— Слава Героям!
Машинально тот отвечает:
— России- слава!
Завязывается оживлённый разговор, монах расплывается в улыбке, узнав что я знаю русский язык. Быстро выяснив все интересующие его вопросы, он приглашает меня в гости, соблазняя тем, что пока мы будем общаться, мой самолёт дозаправят. Звучит соблазнительно, и мы идём к деревне… По дороге выясняется, что мы оба воевали в Китае, и инок вообще тает от восторга. Его часть, оказывается, недалеко от нас стояла, и про меня и моих орлов он, конечно же, слышал. Оживлённо предаваясь воспоминаниям входим на деревенскую улицу и подходим к бывшему дому старосты, где разместилась временная комендатура. То что там союзники видно сразу- возле дверей две виселицы, богато украшенные лицами семитской наружности. Часовой отдаёт нам честь, мы входим внутрь и я представляюсь дьякону, командующему монахами. Тот вскакивает и отдаёт честь, узнав мой чин. Лечу я в комбинезоне, и по фуражке видно, что я офицер, а вот звание не рассмотреть. Если только по петлицам, но союзник здесь явно «плавает»… Отдаются распоряжения, и я вижу, как уезжает машина с канистрами. Тем временем на столе появляются закуски, вино, печёности и копчёности. Отказываюсь от вина, мотивируятем, что мне ещё лететь и лететь… Монахи не обижаются, понимают. На машинах то пьяные насмерть бьются, а тут самолёт, который по небу летает, словно ангел. Сидим, ребята потихоньку наливают, на вскоре скованность от погон проходит и мы находим общую тему для разговора- оказывается, что они все ветераны Китая и Монголии. Внезапно вбегает часовой и докладывает о том, что поймали в окрестностях ещё двух евреев. Все выходят наружу- вид у обоих жалкий: грязные, оборванные, худые. Колени трясутся, а от одного явно попахивает… Медвежья болезнь. Дьякон сокрушается, что виселицы заняты, придётся ребят для охраны отрывать, только завтра казнить смогут. Тут замечаю пустые бочки.
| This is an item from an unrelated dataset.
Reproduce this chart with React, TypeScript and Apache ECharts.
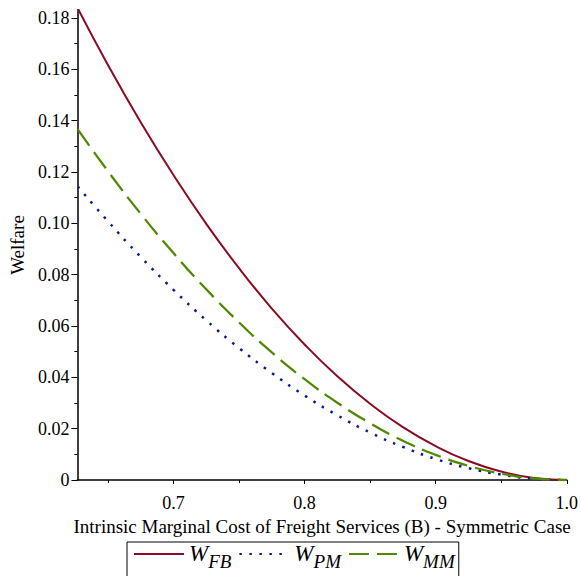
import React, { useEffect, useRef } from "react";
import * as echarts from "echarts";

const xs = [0.627, 0.65, 0.675, 0.7, 0.725, 0.75, 0.775, 0.8, 0.825, 0.85, 0.875, 0.9, 0.925, 0.95, 0.975, 1.0];
const wFB = [0.1837, 0.1617, 0.1394, 0.1188, 0.0998, 0.0825, 0.0668, 0.0528, 0.0404, 0.0297, 0.0206, 0.0132, 0.0074, 0.0033, 0.0008, 0];
const wPM = [0.1143, 0.1008, 0.0869, 0.0741, 0.0622, 0.0514, 0.0417, 0.0329, 0.0252, 0.0185, 0.0129, 0.0082, 0.0046, 0.0021, 0.0005, 0];
const wMM = [0.1366, 0.1203, 0.1037, 0.0884, 0.0743, 0.0614, 0.0497, 0.0393, 0.0301, 0.0221, 0.0153, 0.0098, 0.0055, 0.0025, 0.0006, 0];

const xLabels = [0.7, 0.8, 0.9, 1.0];
const xMinor = [0.65, 0.75, 0.85, 0.95];
const yLabels = [0, 0.02, 0.04, 0.06, 0.08, 0.1, 0.12, 0.14, 0.16, 0.18];
const yMinor = [0.01, 0.03, 0.05, 0.07, 0.09, 0.11, 0.13, 0.15, 0.17];

const xTitle = "Intrinsic Marginal Cost of Freight Services (B) - Symmetric Case";
const yTitle = "Welfare";
const seriesNames = ["FB", "PM", "MM"];

const FONT = "Liberation Serif";

export default function App() {
  const ref = useRef<HTMLDivElement>(null);
  useEffect(() => {
    document.body.style.margin = "0";
    if (!ref.current) return;
    const chart = echarts.init(ref.current, null, { renderer: "svg" });
    const X_MIN = 0.6267;
    const X_MAX = 1.0;
    const Y_MIN = 0;
    const Y_MAX = 0.1831;
    const pair = (ys: number[]) => xs.map((x, i) => [x, ys[i]]);
    chart.setOption({
      animation: false,
      backgroundColor: "#fff",
      textStyle: { fontFamily: FONT, fontSize: 18, color: "#000" },
      grid: { left: 74, right: 13, top: 10, bottom: 96, containLabel: false },
      xAxis: [
        {
          type: "value",
          min: X_MIN,
          max: X_MAX,
          position: "bottom",
          name: xTitle,
          nameLocation: "middle",
          nameGap: 33,
          nameTextStyle: { fontFamily: FONT, fontSize: 19, color: "#000" },
          axisLine: { show: true, onZero: false, lineStyle: { color: "#000", width: 1.5 } },
          axisTick: { show: true, inside: false, length: 4, customValues: xLabels, lineStyle: { color: "#000", width: 1 } },
          axisLabel: {
            show: true,
            margin: 14,
            customValues: xLabels,
            formatter: (v: number) => v.toFixed(1),
            fontFamily: FONT,
            fontSize: 18,
            color: "#000",
          },
          splitLine: { show: false },
        },
        {
          type: "value",
          min: X_MIN,
          max: X_MAX,
          position: "bottom",
          axisLine: { show: false },
          axisTick: { show: true, inside: false, length: 3, customValues: xMinor, lineStyle: { color: "#000", width: 1 } },
          axisLabel: { show: false },
          splitLine: { show: false },
        },
      ],
      yAxis: [
        {
          type: "value",
          min: Y_MIN,
          max: Y_MAX,
          position: "left",
          name: yTitle,
          nameLocation: "middle",
          nameGap: 47,
          nameRotate: 90,
          nameTextStyle: { fontFamily: FONT, fontSize: 19, color: "#000" },
          axisLine: { show: true, onZero: false, lineStyle: { color: "#000", width: 1.5 } },
          axisTick: { show: true, inside: false, length: 6, customValues: yLabels, lineStyle: { color: "#000", width: 1 } },
          axisLabel: {
            show: true,
            margin: 8,
            customValues: yLabels,
            formatter: (v: number) => (v === 0 ? "0" : v.toFixed(2)),
            fontFamily: FONT,
            fontSize: 18,
            color: "#000",
          },
          splitLine: { show: false },
        },
        {
          type: "value",
          min: Y_MIN,
          max: Y_MAX,
          position: "left",
          axisLine: { show: false },
          axisTick: { show: true, inside: false, length: 3, customValues: yMinor, lineStyle: { color: "#000", width: 1 } },
          axisLabel: { show: false },
          splitLine: { show: false },
        },
      ],
      legend: {
        show: true,
        left: 127,
        top: 542,
        orient: "horizontal",
        data: seriesNames,
        itemWidth: 50,
        itemHeight: 14,
        itemGap: 7,
        padding: [0, 4, 8, 6],
        borderColor: "#000",
        borderWidth: 1,
        backgroundColor: "#fff",
        itemStyle: { opacity: 0 },
        formatter: (name: string) => `{w|W}{s|${name}}`,
        textStyle: {
          color: "#000",
          fontFamily: FONT,
          rich: {
            w: { fontFamily: FONT, fontStyle: "italic", fontSize: 23, lineHeight: 24, verticalAlign: "top", color: "#000" },
            s: { fontFamily: FONT, fontStyle: "italic", fontSize: 19, lineHeight: 20, padding: [10, 0, 0, 0], verticalAlign: "top", color: "#000" },
          },
        },
      },
      series: [
        {
          name: seriesNames[0],
          type: "line",
          data: pair(wFB),
          smooth: true,
          symbol: "none",
          clip: true,
          lineStyle: { color: "#8a0c22", width: 2 },
          itemStyle: { color: "#8a0c22" },
        },
        {
          name: seriesNames[1],
          type: "line",
          data: pair(wPM),
          smooth: true,
          symbol: "none",
          clip: true,
          lineStyle: { color: "#0a1a8f", width: 2.5, type: [2.5, 7.5] },
          itemStyle: { color: "#0a1a8f" },
        },
        {
          name: seriesNames[2],
          type: "line",
          data: pair(wMM),
          smooth: true,
          symbol: "none",
          clip: true,
          lineStyle: { color: "#4f8a00", width: 2.3, type: [20, 8] },
          itemStyle: { color: "#4f8a00" },
        },
      ],
    });
    return () => chart.dispose();
  }, []);
  return <div ref={ref} style={{ width: 581, height: 576 }} />;
}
— Слушай, чего ты мучаешься? Приговор: без пролития крови?
— Конечно. Да дополнение вышло, жида с виселицы снимать можно не раньше, чем через сутки. А мы этих утром повесили…
— Пусть наносят воды в бочки и башкой вниз. Крови не будет, гарантирую.
— Ну вы полковник, и голова…
Быстренько обоих запрягли. Они водички бегом натаскали, взяли их за грязные ноги и вниз башкой- только пузыри забулькали. Потрепыхались немножко, правда. Но успокоились быстро.
— Вот, дарю идею, дьякон.
А тот сияет прямо. Счастливый. Говорит, мол, обязательно рацпредложение по инстанции внесу. Ну, посидели мы ещё немного, а потом полетел я дальше, к месту службы.
Генерал Шарль де Голль, командир 4-й бронетанковой дивизии
10 мая начальник штаба главнокомандующего генерал Думенк передал ему приказ принять командование 4-й бронетанковой дивизией. Дивизия еще не была сформирована, и де Голль отправился в Везин, куда и должны были поступать части будущей 4-й бронетанковой.
Однако уже на другой день его вызвал к себе командующий Северо-Западным фронтом генерал Жорож. Недоумевая, де Голль явился на вызов. Жорж был спокоен и приветлив, но все же было хорошо заметно, что комфронта подавлен. Присутствовавший тут же Думенк объявил де Голлю боевой приказ:
— Видите ли, мой дорогой де Голль. В результате прорыва противника через Арденны, мы создаем новый фронт обороны по рекам Эн и Элет с тем, чтобы преградить наступающим немцам дорогу на Париж. На этом фронте будет развернута 6-я армия генерала Тушона. Вашей задачей, генерал, будет самостоятельно выдвинуться в район Лаона и обеспечить прикрытие развертывающейся армии.
— Но у меня еще нет войск, — удивленно заявил де Голль, — с чем же я буду обеспечивать прикрытие?
— В районе Лаона имеются какие-то части. Вы будете подчинять их себе. Кроме того, Вам уже направлены отдельные танковые батальоны и два кирасирских полка.
И он помчался в Лаон. Развернув командный пункт в районе Брюйера, де Голль бездействовал, так как в окрестностях Лаона оказались только остатки 3-й кавалерийской дивизии и случайно застрявшие в самом городе бойцы 4-ого отдельного артдивизиона, но, к сожалению, без орудий. Никаких других войск у него не было.